## WHAT YOU HAVE TO DO
Only the pictures stay out; every record is to be quoted exactly.

Data extracted from a collection:

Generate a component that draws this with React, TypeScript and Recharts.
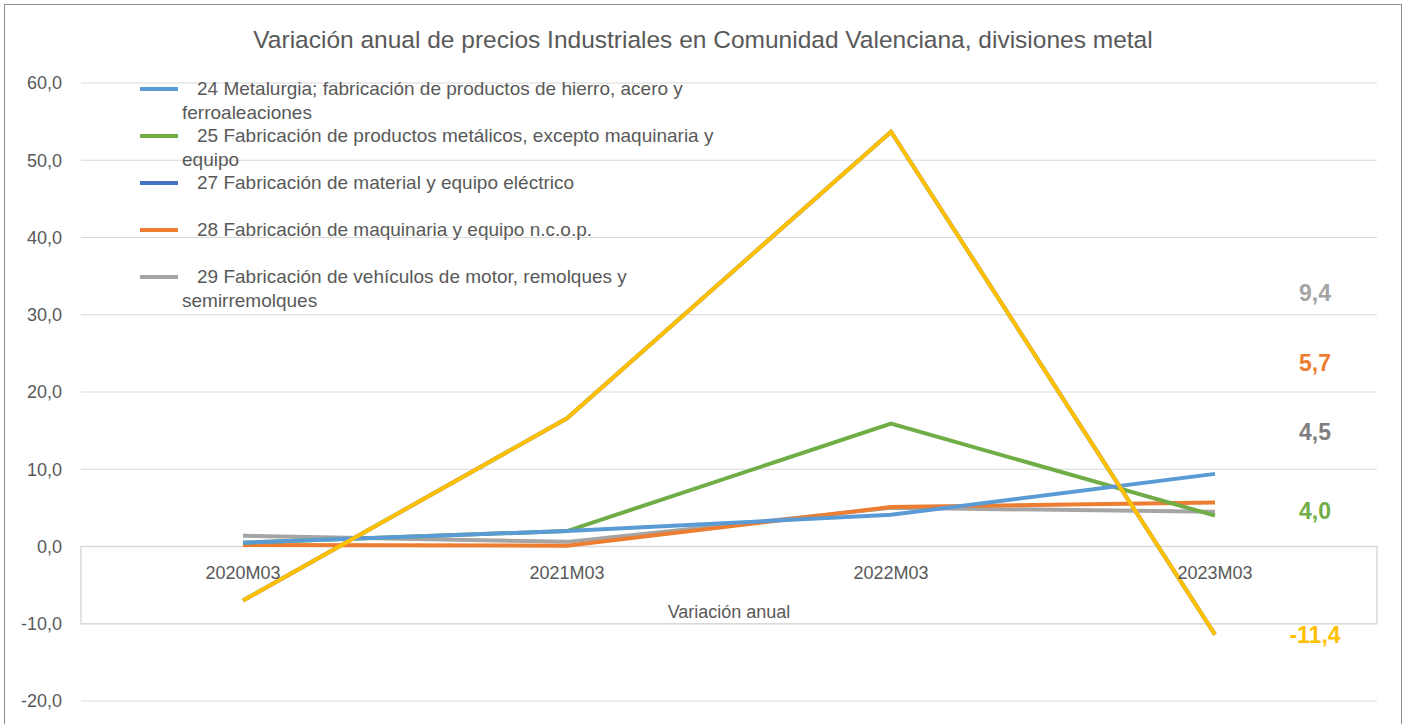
import React from "react";
import {
  LineChart, Line, YAxis, XAxis, CartesianGrid, ReferenceArea, ReferenceDot,
} from "recharts";

const periods = ["2020M03", "2021M03", "2022M03", "2023M03"];

const metalurgia = [0.5, 2.0, 4.1, 9.4];
const productosMetalicos = [0.5, 2.0, 15.9, 4.0];
const otroMaterial = [-7.0, 16.6, 53.7, -11.4];
const materialElectrico = [-7.0, 16.6, 53.7, -11.4];
const maquinaria = [0.2, 0.1, 5.1, 5.7];
const vehiculos = [1.4, 0.6, 5.0, 4.5];

const yTicks = [-20, -10, 0, 10, 20, 30, 40, 50, 60];

const legendItems = [
  { name: "24 Metalurgia; fabricación de productos de hierro, acero y\nferroaleaciones", color: "#5B9BD5" },
  { name: "25 Fabricación de productos metálicos, excepto maquinaria y\nequipo", color: "#70AD47" },
  { name: "27 Fabricación de material y equipo eléctrico", color: "#4472C4" },
  { name: "28 Fabricación de maquinaria y equipo n.c.o.p.", color: "#ED7D31" },
  { name: "29 Fabricación de vehículos de motor, remolques y\nsemirremolques", color: "#A5A5A5" },
];

const data = periods.map((p, i) => ({
  period: p,
  m24: metalurgia[i],
  m25: productosMetalicos[i],
  m27: materialElectrico[i],
  m28: maquinaria[i],
  m29: vehiculos[i],
  otro: otroMaterial[i],
}));

const FONT = "'Liberation Sans', Arial, sans-serif";
const TEXT = "#595959";
const fmt = (v: number) => v.toFixed(1).replace(".", ",");

// labels for the last point, moved aside like in the original sheet
const endLabel = (color: string, dy: number) => (props: any) => {
  const { x, y, index, value } = props;
  if (index !== periods.length - 1) return null;
  return (
    <text x={x + 100} y={y + dy} textAnchor="middle" dominantBaseline="central"
      fill={color} fontSize={23} fontWeight="bold" fontFamily={FONT}>
      {fmt(value)}
    </text>
  );
};

const LegendBox = () => (
  <div style={{
    position: "absolute", left: 135, top: 72, width: 700,
    fontFamily: FONT, fontSize: 19, color: TEXT, pointerEvents: "none",
  }}>
    {legendItems.map((it) => (
      <div key={it.name} style={{ display: "flex", height: 47, lineHeight: "23.5px" }}>
        <div style={{ width: 38, height: 4, background: it.color, marginTop: 10, flexShrink: 0 }} />
        <div style={{ marginLeft: 4, whiteSpace: "pre-line", textIndent: 15 }}>{it.name}</div>
      </div>
    ))}
  </div>
);

export default function App() {
  return (
    <div style={{
      position: "absolute", left: 4, top: 4, width: 1398, height: 738,
      border: "1px solid #8C8C8C", boxSizing: "border-box", background: "#fff",
    }}>
      <div style={{
        position: "absolute", top: 22, left: 0, width: "100%", textAlign: "center",
        fontFamily: FONT, fontSize: 24.5, lineHeight: "26px", color: TEXT,
      }}>
        Variación anual de precios Industriales en Comunidad Valenciana, divisiones metal
      </div>
      <LineChart width={1396} height={736} data={data}
        margin={{ top: 78, right: 24, bottom: 40, left: 0 }}>
        <CartesianGrid vertical={false} stroke="#D9D9D9" />
        <XAxis dataKey="period" scale="band" hide />
        <YAxis width={76} domain={[-20, 60]} ticks={yTicks} axisLine={false} tickLine={false}
          tickMargin={13} tickFormatter={fmt}
          tick={{ fill: TEXT, fontSize: 18, fontFamily: FONT }} />
        <ReferenceArea y1={-10} y2={0} fill="#fff" fillOpacity={1} stroke="#D9D9D9" strokeWidth={1.5}
          label={{ value: "Variación anual", position: "insideBottom", offset: 6, fill: TEXT, fontSize: 18, fontFamily: FONT }} />
        {periods.map((p) => (
          <ReferenceDot key={p} x={p} y={0} r={0} stroke="none" fill="none"
            label={{ value: p, position: "bottom", offset: 20, fill: TEXT, fontSize: 18, fontFamily: FONT }} />
        ))}
        <Line dataKey="m27" name="27" stroke="#4472C4" strokeWidth={4} dot={false}
          isAnimationActive={false} legendType="none" />
        <Line dataKey="m29" name="29" stroke="#A5A5A5" strokeWidth={4} dot={false}
          isAnimationActive={false} label={endLabel("#7F7F7F", -80)} />
        <Line dataKey="m28" name="28" stroke="#ED7D31" strokeWidth={4} dot={false}
          isAnimationActive={false} label={endLabel("#ED7D31", -139)} />
        <Line dataKey="m25" name="25" stroke="#70AD47" strokeWidth={4} dot={false}
          isAnimationActive={false} label={endLabel("#70AD47", -5)} />
        <Line dataKey="m24" name="24" stroke="#5B9BD5" strokeWidth={4} dot={false}
          isAnimationActive={false} label={endLabel("#A5A5A5", -181)} />
        <Line dataKey="otro" name="otro" stroke="#FFC000" strokeWidth={4} dot={false}
          isAnimationActive={false} legendType="none" label={endLabel("#FFC000", 0)} />
      </LineChart>
      <LegendBox />
    </div>
  );
}
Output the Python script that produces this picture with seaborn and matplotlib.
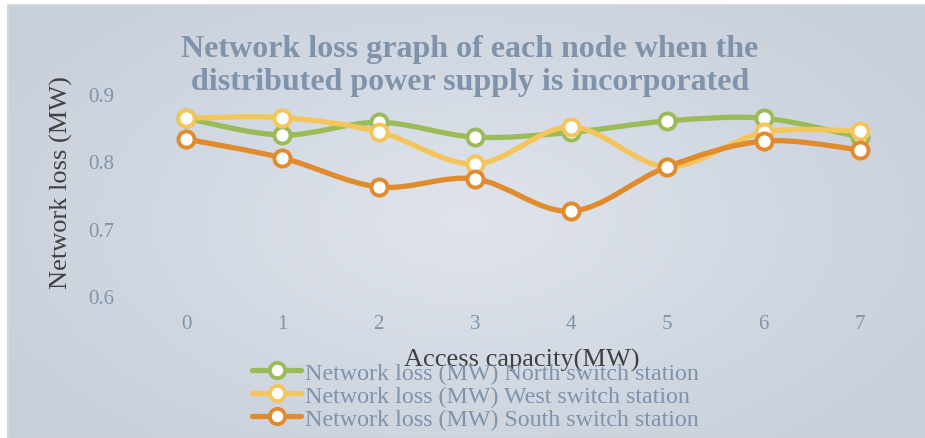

## EXPECTED ANSWER
Generate a component that draws this with React, TypeScript and Recharts.
import React from "react";
import {
  LineChart, Line, YAxis, XAxis, CartesianGrid, ReferenceArea, ReferenceDot,
} from "recharts";

const periods = ["2020M03", "2021M03", "2022M03", "2023M03"];

const metalurgia = [0.5, 2.0, 4.1, 9.4];
const productosMetalicos = [0.5, 2.0, 15.9, 4.0];
const otroMaterial = [-7.0, 16.6, 53.7, -11.4];
const materialElectrico = [-7.0, 16.6, 53.7, -11.4];
const maquinaria = [0.2, 0.1, 5.1, 5.7];
const vehiculos = [1.4, 0.6, 5.0, 4.5];

const yTicks = [-20, -10, 0, 10, 20, 30, 40, 50, 60];

const legendItems = [
  { name: "24 Metalurgia; fabricación de productos de hierro, acero y\nferroaleaciones", color: "#5B9BD5" },
  { name: "25 Fabricación de productos metálicos, excepto maquinaria y\nequipo", color: "#70AD47" },
  { name: "27 Fabricación de material y equipo eléctrico", color: "#4472C4" },
  { name: "28 Fabricación de maquinaria y equipo n.c.o.p.", color: "#ED7D31" },
  { name: "29 Fabricación de vehículos de motor, remolques y\nsemirremolques", color: "#A5A5A5" },
];

const data = periods.map((p, i) => ({
  period: p,
  m24: metalurgia[i],
  m25: productosMetalicos[i],
  m27: materialElectrico[i],
  m28: maquinaria[i],
  m29: vehiculos[i],
  otro: otroMaterial[i],
}));

const FONT = "'Liberation Sans', Arial, sans-serif";
const TEXT = "#595959";
const fmt = (v: number) => v.toFixed(1).replace(".", ",");

// labels for the last point, moved aside like in the original sheet
const endLabel = (color: string, dy: number) => (props: any) => {
  const { x, y, index, value } = props;
  if (index !== periods.length - 1) return null;
  return (
    <text x={x + 100} y={y + dy} textAnchor="middle" dominantBaseline="central"
      fill={color} fontSize={23} fontWeight="bold" fontFamily={FONT}>
      {fmt(value)}
    </text>
  );
};

const LegendBox = () => (
  <div style={{
    position: "absolute", left: 135, top: 72, width: 700,
    fontFamily: FONT, fontSize: 19, color: TEXT, pointerEvents: "none",
  }}>
    {legendItems.map((it) => (
      <div key={it.name} style={{ display: "flex", height: 47, lineHeight: "23.5px" }}>
        <div style={{ width: 38, height: 4, background: it.color, marginTop: 10, flexShrink: 0 }} />
        <div style={{ marginLeft: 4, whiteSpace: "pre-line", textIndent: 15 }}>{it.name}</div>
      </div>
    ))}
  </div>
);

export default function App() {
  return (
    <div style={{
      position: "absolute", left: 4, top: 4, width: 1398, height: 738,
      border: "1px solid #8C8C8C", boxSizing: "border-box", background: "#fff",
    }}>
      <div style={{
        position: "absolute", top: 22, left: 0, width: "100%", textAlign: "center",
        fontFamily: FONT, fontSize: 24.5, lineHeight: "26px", color: TEXT,
      }}>
        Variación anual de precios Industriales en Comunidad Valenciana, divisiones metal
      </div>
      <LineChart width={1396} height={736} data={data}
        margin={{ top: 78, right: 24, bottom: 40, left: 0 }}>
        <CartesianGrid vertical={false} stroke="#D9D9D9" />
        <XAxis dataKey="period" scale="band" hide />
        <YAxis width={76} domain={[-20, 60]} ticks={yTicks} axisLine={false} tickLine={false}
          tickMargin={13} tickFormatter={fmt}
          tick={{ fill: TEXT, fontSize: 18, fontFamily: FONT }} />
        <ReferenceArea y1={-10} y2={0} fill="#fff" fillOpacity={1} stroke="#D9D9D9" strokeWidth={1.5}
          label={{ value: "Variación anual", position: "insideBottom", offset: 6, fill: TEXT, fontSize: 18, fontFamily: FONT }} />
        {periods.map((p) => (
          <ReferenceDot key={p} x={p} y={0} r={0} stroke="none" fill="none"
            label={{ value: p, position: "bottom", offset: 20, fill: TEXT, fontSize: 18, fontFamily: FONT }} />
        ))}
        <Line dataKey="m27" name="27" stroke="#4472C4" strokeWidth={4} dot={false}
          isAnimationActive={false} legendType="none" />
        <Line dataKey="m29" name="29" stroke="#A5A5A5" strokeWidth={4} dot={false}
          isAnimationActive={false} label={endLabel("#7F7F7F", -80)} />
        <Line dataKey="m28" name="28" stroke="#ED7D31" strokeWidth={4} dot={false}
          isAnimationActive={false} label={endLabel("#ED7D31", -139)} />
        <Line dataKey="m25" name="25" stroke="#70AD47" strokeWidth={4} dot={false}
          isAnimationActive={false} label={endLabel("#70AD47", -5)} />
        <Line dataKey="m24" name="24" stroke="#5B9BD5" strokeWidth={4} dot={false}
          isAnimationActive={false} label={endLabel("#A5A5A5", -181)} />
        <Line dataKey="otro" name="otro" stroke="#FFC000" strokeWidth={4} dot={false}
          isAnimationActive={false} legendType="none" label={endLabel("#FFC000", 0)} />
      </LineChart>
      <LegendBox />
    </div>
  );
}
Output the Python script that produces this picture with seaborn and matplotlib.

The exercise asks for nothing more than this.